_Given records_
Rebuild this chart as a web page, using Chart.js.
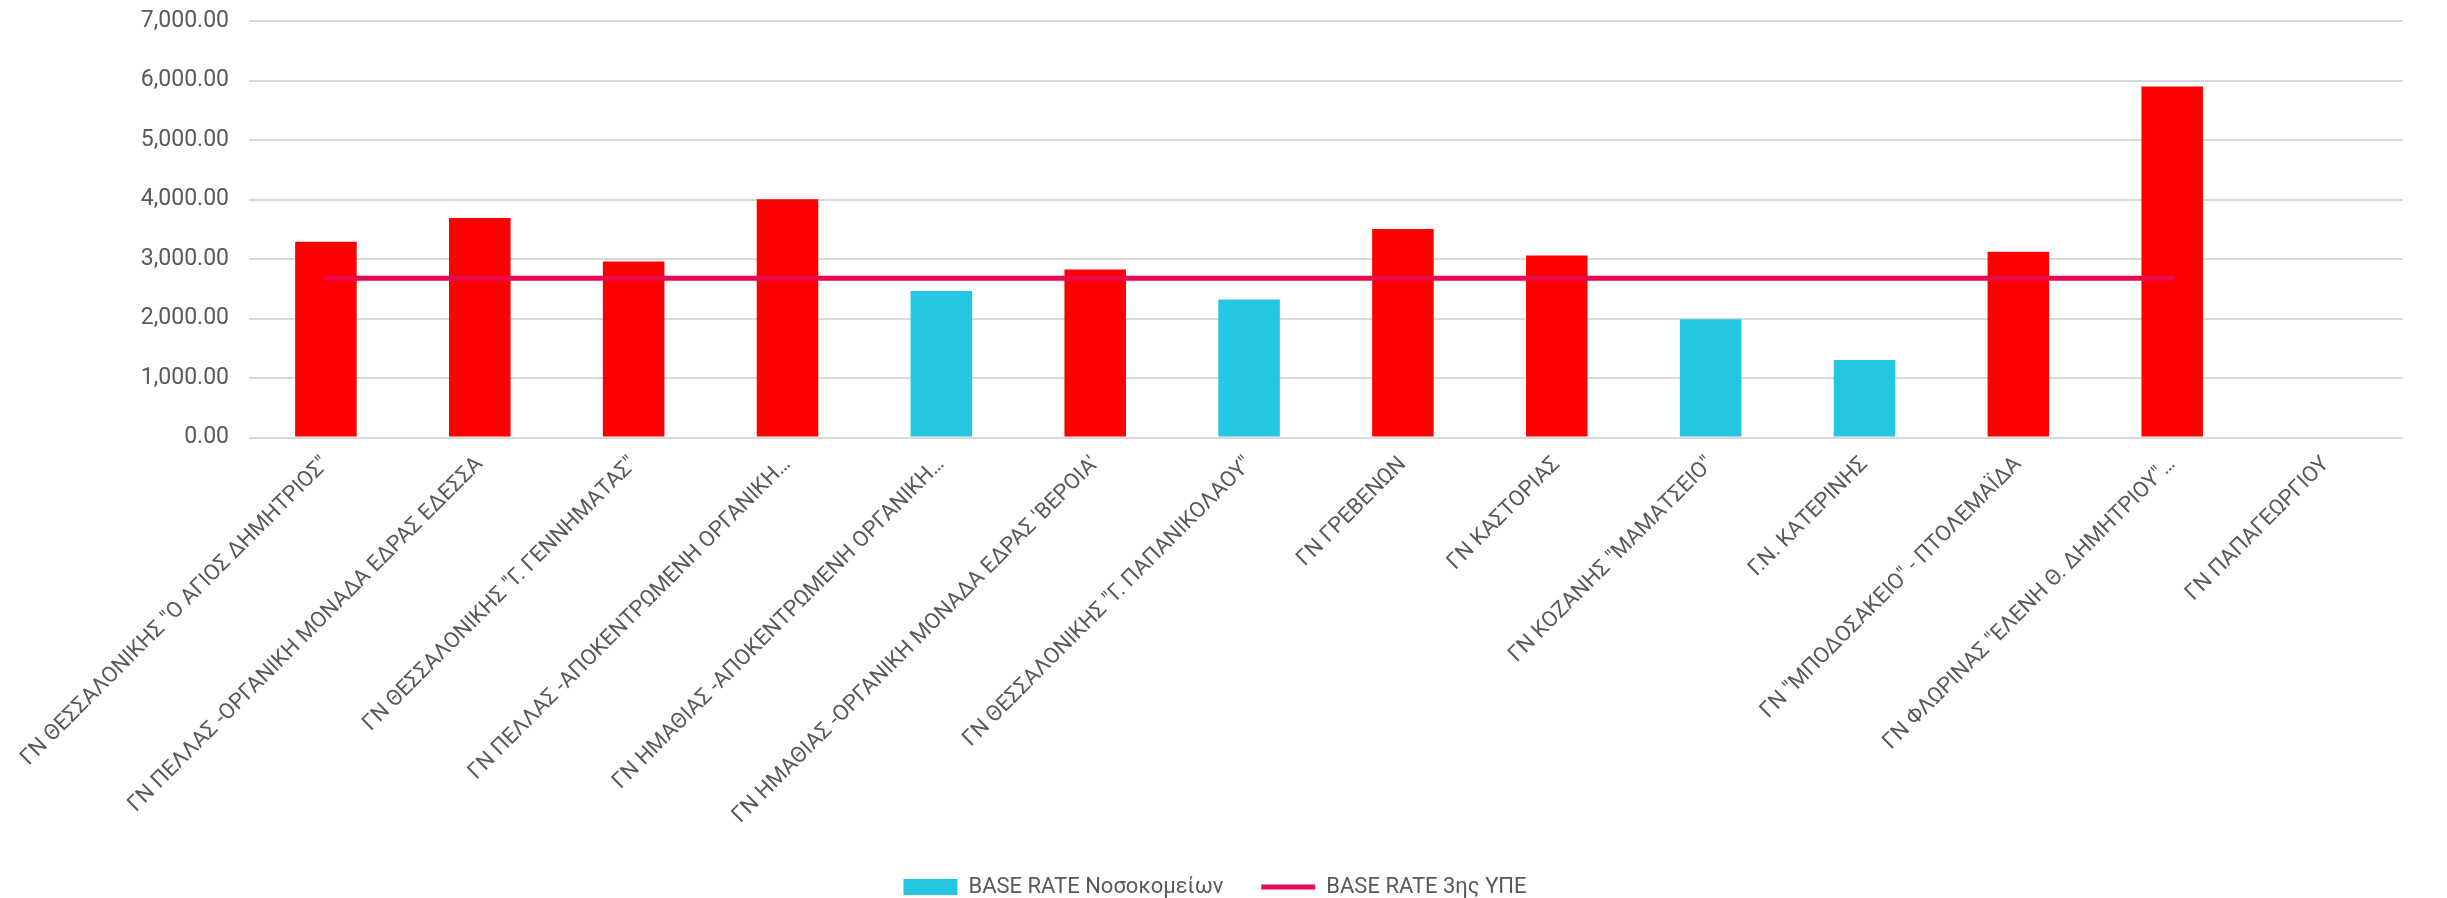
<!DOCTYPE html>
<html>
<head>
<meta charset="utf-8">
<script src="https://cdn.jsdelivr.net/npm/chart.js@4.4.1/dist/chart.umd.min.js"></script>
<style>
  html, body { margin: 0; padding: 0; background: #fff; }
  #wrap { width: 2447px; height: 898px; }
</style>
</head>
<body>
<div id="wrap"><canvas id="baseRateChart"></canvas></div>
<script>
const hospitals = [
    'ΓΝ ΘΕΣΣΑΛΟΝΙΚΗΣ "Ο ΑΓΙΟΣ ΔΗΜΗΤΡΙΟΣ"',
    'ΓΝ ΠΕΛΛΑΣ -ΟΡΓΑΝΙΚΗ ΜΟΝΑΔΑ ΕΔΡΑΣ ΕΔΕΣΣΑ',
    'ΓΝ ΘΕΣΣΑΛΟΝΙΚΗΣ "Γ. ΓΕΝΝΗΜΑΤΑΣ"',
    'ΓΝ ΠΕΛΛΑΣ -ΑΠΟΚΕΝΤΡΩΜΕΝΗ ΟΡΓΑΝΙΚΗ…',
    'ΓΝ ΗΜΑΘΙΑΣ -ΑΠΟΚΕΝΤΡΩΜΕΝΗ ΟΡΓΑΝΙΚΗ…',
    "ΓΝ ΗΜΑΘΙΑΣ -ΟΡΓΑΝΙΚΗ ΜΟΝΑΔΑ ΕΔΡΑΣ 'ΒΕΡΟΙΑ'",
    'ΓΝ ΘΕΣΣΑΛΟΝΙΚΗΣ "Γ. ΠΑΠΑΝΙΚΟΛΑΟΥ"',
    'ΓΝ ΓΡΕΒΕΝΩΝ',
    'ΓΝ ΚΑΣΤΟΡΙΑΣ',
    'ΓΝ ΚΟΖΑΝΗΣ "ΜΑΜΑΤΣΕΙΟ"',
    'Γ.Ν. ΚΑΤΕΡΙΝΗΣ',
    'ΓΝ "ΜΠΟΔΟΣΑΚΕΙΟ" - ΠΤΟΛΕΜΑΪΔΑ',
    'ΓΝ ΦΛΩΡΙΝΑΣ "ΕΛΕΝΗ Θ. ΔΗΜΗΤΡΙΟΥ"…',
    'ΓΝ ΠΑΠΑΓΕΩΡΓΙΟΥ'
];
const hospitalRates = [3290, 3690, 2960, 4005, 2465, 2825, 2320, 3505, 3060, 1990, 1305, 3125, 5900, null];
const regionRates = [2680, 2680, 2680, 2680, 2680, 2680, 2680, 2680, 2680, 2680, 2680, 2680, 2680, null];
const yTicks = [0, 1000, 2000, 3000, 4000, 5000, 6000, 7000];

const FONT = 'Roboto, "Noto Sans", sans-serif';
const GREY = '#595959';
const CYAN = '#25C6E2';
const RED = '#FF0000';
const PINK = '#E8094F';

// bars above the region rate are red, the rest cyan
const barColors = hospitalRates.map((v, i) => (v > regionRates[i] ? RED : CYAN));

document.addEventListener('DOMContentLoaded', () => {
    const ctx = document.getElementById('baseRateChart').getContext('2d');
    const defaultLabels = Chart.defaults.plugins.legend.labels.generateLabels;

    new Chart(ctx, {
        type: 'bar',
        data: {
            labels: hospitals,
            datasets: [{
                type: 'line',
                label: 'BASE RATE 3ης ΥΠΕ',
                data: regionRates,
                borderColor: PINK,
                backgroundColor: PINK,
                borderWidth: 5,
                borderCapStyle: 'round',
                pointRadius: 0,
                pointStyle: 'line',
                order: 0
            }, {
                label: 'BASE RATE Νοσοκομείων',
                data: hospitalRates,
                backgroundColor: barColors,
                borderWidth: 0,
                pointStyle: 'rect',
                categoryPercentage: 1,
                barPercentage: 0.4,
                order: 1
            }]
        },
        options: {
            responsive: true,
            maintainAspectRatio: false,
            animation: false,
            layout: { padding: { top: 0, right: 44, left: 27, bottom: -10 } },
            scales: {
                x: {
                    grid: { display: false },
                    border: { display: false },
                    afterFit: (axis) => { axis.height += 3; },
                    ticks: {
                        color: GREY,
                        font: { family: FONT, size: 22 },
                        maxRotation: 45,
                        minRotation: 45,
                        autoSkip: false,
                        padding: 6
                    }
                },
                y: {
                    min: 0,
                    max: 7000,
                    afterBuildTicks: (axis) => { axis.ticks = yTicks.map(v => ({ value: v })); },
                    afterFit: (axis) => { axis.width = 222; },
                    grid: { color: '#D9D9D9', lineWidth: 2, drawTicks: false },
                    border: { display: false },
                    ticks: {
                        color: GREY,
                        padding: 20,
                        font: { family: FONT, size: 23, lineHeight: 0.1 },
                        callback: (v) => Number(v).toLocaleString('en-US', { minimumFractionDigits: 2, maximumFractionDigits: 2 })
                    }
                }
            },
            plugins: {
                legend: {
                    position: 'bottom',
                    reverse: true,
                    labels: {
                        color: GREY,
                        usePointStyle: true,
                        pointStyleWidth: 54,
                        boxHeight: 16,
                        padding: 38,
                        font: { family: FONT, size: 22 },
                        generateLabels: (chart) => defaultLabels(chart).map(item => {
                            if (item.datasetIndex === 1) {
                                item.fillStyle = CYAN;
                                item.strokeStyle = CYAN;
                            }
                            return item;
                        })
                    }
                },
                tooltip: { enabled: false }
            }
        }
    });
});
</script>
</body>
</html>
==
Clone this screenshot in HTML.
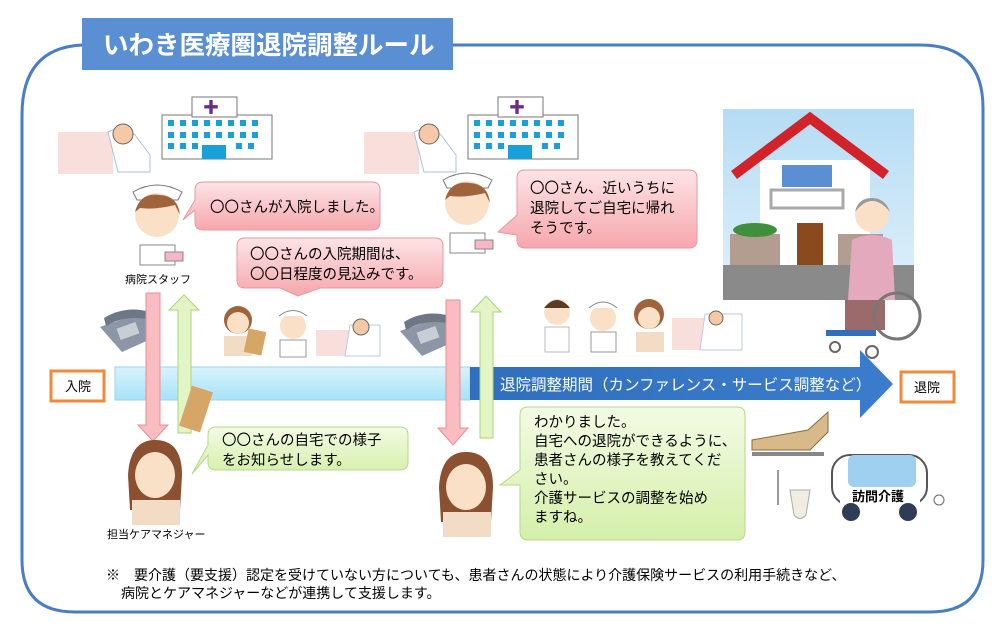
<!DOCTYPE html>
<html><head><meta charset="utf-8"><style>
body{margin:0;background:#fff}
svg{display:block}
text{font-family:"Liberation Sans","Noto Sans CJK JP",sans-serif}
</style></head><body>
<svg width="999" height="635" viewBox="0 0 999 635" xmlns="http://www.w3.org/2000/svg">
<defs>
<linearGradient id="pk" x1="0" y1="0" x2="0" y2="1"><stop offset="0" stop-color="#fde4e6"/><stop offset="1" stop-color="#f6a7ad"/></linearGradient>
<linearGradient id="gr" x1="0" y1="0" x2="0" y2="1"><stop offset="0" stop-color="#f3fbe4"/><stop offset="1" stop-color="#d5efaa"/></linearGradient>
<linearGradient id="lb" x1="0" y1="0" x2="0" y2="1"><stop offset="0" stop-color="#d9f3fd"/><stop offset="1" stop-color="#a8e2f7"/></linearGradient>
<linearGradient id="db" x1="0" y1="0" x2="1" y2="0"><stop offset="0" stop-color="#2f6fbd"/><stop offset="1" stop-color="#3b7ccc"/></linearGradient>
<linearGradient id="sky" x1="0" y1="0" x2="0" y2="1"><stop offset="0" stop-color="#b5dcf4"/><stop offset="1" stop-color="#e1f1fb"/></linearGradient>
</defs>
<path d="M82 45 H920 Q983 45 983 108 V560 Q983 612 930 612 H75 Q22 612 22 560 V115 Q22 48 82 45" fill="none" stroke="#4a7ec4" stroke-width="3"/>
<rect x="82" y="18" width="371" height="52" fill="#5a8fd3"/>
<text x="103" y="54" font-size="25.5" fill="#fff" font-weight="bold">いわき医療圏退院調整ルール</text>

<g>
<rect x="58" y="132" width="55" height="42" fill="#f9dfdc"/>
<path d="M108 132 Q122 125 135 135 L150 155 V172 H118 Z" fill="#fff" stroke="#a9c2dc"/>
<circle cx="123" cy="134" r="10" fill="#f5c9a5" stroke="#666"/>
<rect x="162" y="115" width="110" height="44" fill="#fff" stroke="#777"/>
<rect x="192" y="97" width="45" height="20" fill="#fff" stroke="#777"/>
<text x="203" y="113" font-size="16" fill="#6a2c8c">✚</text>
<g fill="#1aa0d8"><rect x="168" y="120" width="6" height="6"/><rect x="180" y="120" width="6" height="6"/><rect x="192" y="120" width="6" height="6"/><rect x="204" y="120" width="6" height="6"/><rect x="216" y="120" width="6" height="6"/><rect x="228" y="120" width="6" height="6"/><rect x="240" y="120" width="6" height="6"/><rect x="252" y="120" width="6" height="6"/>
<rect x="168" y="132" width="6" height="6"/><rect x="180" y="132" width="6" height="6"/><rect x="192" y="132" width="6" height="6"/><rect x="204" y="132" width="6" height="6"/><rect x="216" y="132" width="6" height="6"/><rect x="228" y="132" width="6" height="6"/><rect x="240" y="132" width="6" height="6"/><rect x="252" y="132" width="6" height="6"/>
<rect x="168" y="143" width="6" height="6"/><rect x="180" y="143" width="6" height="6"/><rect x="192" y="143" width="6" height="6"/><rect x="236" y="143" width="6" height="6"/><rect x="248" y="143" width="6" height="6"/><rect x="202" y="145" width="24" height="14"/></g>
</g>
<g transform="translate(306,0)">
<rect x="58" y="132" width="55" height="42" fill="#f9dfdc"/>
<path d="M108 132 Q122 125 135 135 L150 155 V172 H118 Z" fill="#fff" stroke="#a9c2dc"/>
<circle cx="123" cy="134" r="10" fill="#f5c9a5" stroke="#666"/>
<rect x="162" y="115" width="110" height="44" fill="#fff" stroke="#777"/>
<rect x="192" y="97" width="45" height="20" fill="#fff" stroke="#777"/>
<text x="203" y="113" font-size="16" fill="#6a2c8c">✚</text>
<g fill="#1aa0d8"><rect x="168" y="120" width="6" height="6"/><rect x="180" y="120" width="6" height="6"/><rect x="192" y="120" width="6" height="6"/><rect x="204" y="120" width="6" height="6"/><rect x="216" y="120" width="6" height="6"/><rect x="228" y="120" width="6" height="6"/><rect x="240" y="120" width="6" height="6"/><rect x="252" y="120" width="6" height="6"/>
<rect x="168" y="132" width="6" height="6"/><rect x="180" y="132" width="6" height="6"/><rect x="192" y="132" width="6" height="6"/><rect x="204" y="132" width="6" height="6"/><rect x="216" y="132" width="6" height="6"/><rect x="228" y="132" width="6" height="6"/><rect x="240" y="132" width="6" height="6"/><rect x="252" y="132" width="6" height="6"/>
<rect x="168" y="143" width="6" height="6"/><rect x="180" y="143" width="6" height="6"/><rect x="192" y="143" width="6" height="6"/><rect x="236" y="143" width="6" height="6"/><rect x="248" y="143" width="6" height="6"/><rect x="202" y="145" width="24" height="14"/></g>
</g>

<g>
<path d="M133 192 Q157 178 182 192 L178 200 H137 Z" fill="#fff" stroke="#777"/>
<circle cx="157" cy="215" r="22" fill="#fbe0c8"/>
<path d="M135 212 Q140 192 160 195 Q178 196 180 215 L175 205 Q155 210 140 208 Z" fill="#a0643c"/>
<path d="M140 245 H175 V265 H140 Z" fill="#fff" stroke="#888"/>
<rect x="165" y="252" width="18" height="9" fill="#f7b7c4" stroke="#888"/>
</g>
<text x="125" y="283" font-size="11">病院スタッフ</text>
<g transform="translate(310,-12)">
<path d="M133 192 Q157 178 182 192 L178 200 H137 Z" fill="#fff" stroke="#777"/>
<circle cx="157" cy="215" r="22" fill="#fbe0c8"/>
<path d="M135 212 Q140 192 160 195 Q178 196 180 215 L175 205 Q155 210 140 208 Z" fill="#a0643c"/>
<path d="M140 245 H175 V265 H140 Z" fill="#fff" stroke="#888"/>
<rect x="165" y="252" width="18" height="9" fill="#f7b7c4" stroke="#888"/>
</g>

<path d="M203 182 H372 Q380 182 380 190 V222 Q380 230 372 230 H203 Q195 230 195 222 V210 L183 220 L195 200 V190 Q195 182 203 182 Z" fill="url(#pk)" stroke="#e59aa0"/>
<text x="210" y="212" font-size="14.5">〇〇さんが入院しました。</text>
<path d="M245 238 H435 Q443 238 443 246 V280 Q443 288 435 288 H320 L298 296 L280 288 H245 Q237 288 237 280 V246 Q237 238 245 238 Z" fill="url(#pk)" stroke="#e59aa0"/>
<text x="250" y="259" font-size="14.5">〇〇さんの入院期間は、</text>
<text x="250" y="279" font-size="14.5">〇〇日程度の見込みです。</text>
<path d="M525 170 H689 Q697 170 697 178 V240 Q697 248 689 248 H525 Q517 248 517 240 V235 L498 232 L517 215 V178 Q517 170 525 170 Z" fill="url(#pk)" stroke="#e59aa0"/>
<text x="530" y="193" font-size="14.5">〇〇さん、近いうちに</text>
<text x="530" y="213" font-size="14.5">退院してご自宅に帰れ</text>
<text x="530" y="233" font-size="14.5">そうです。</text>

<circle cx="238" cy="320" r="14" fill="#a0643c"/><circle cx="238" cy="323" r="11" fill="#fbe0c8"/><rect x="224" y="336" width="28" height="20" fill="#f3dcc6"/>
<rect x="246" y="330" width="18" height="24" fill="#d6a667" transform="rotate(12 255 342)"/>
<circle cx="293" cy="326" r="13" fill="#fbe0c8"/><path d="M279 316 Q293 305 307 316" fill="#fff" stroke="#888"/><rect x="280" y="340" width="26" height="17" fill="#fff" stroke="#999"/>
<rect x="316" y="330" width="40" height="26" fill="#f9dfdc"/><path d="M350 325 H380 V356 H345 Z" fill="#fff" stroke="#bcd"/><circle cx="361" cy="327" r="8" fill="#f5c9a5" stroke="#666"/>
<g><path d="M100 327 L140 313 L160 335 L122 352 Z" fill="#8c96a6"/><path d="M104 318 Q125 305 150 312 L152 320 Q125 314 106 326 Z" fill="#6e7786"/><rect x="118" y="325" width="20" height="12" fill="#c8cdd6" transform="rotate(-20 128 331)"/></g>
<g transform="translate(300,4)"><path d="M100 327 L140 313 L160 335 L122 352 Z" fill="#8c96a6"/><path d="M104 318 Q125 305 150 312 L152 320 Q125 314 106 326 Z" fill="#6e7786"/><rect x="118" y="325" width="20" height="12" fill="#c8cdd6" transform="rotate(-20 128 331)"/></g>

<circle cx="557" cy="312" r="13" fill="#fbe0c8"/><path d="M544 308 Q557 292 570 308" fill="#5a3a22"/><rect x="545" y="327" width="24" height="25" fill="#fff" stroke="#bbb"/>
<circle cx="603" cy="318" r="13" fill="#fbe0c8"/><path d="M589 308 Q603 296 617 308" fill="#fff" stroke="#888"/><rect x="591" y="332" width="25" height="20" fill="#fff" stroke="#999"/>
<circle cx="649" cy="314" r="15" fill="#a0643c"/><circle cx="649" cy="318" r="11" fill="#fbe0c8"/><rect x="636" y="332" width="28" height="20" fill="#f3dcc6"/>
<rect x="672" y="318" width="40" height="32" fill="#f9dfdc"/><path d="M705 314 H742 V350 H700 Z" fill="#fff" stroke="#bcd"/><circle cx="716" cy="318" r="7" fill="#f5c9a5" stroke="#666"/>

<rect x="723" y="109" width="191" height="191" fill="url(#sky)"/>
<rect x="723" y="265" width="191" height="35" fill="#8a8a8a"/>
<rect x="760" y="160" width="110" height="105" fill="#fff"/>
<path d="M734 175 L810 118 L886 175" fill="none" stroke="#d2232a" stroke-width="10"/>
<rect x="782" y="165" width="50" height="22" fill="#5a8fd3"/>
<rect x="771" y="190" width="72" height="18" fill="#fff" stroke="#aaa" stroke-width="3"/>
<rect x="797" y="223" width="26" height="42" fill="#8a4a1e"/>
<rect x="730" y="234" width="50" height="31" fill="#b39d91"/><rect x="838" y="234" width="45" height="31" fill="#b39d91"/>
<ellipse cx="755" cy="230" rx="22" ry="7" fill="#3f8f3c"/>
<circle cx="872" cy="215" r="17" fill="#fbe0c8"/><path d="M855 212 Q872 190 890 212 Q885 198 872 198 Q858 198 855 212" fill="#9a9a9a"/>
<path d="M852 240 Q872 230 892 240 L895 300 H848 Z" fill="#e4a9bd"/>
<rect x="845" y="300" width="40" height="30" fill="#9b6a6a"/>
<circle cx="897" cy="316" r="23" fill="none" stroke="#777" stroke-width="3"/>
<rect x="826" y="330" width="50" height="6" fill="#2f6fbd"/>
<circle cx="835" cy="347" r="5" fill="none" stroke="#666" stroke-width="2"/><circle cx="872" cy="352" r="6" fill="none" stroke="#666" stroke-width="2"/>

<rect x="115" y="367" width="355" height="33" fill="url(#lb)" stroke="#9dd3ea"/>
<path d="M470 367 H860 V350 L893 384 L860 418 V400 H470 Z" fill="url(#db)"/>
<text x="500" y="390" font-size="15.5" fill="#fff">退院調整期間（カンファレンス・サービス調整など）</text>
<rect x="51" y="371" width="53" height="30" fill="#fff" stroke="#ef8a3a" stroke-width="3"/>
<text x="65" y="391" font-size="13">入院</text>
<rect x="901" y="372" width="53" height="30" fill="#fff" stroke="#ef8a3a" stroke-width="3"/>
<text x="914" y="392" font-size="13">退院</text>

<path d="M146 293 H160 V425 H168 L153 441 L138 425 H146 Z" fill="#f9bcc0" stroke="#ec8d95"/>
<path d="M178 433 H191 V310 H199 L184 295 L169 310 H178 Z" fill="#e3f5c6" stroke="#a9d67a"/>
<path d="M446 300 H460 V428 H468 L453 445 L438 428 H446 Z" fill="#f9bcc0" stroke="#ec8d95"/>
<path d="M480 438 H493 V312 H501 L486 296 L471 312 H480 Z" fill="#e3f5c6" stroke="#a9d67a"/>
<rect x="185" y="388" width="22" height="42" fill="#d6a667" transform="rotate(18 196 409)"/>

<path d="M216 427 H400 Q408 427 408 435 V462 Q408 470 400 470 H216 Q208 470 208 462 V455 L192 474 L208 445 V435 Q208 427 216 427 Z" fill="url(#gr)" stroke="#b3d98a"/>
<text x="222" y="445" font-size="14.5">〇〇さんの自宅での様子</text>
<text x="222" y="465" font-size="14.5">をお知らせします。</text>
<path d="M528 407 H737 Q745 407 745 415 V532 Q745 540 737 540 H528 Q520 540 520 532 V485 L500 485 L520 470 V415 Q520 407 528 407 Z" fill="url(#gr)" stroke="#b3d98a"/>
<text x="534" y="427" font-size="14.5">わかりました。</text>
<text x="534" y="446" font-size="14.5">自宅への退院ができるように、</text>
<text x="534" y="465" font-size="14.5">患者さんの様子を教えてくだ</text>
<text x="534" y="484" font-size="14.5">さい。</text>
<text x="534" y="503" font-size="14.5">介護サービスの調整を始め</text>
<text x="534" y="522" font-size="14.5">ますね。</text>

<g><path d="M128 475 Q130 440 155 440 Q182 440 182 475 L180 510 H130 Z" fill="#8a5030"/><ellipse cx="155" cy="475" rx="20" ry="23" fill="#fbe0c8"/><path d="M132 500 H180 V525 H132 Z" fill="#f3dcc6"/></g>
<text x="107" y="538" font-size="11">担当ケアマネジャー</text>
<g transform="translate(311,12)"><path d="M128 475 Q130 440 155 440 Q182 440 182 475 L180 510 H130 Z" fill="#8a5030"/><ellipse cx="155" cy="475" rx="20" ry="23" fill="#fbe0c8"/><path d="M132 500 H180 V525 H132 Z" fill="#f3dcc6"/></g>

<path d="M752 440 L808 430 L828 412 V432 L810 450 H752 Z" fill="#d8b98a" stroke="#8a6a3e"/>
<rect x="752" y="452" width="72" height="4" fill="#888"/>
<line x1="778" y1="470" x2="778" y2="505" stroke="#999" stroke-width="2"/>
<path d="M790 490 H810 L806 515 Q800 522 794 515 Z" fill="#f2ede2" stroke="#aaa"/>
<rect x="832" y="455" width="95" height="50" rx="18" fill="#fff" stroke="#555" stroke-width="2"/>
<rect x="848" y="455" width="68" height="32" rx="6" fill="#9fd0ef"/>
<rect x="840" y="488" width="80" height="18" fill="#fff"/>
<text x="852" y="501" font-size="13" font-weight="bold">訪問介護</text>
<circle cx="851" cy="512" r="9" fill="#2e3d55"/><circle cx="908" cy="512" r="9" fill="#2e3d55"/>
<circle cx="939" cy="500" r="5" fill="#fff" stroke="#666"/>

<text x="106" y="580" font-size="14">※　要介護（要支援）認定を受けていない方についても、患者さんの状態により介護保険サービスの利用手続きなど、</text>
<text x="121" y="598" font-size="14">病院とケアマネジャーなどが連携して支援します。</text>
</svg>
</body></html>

_What you should do_
Every line above that contains the word "this" should be reported.

_Result_
Rebuild this chart as a web page, using Chart.js.
Clone this screenshot in HTML.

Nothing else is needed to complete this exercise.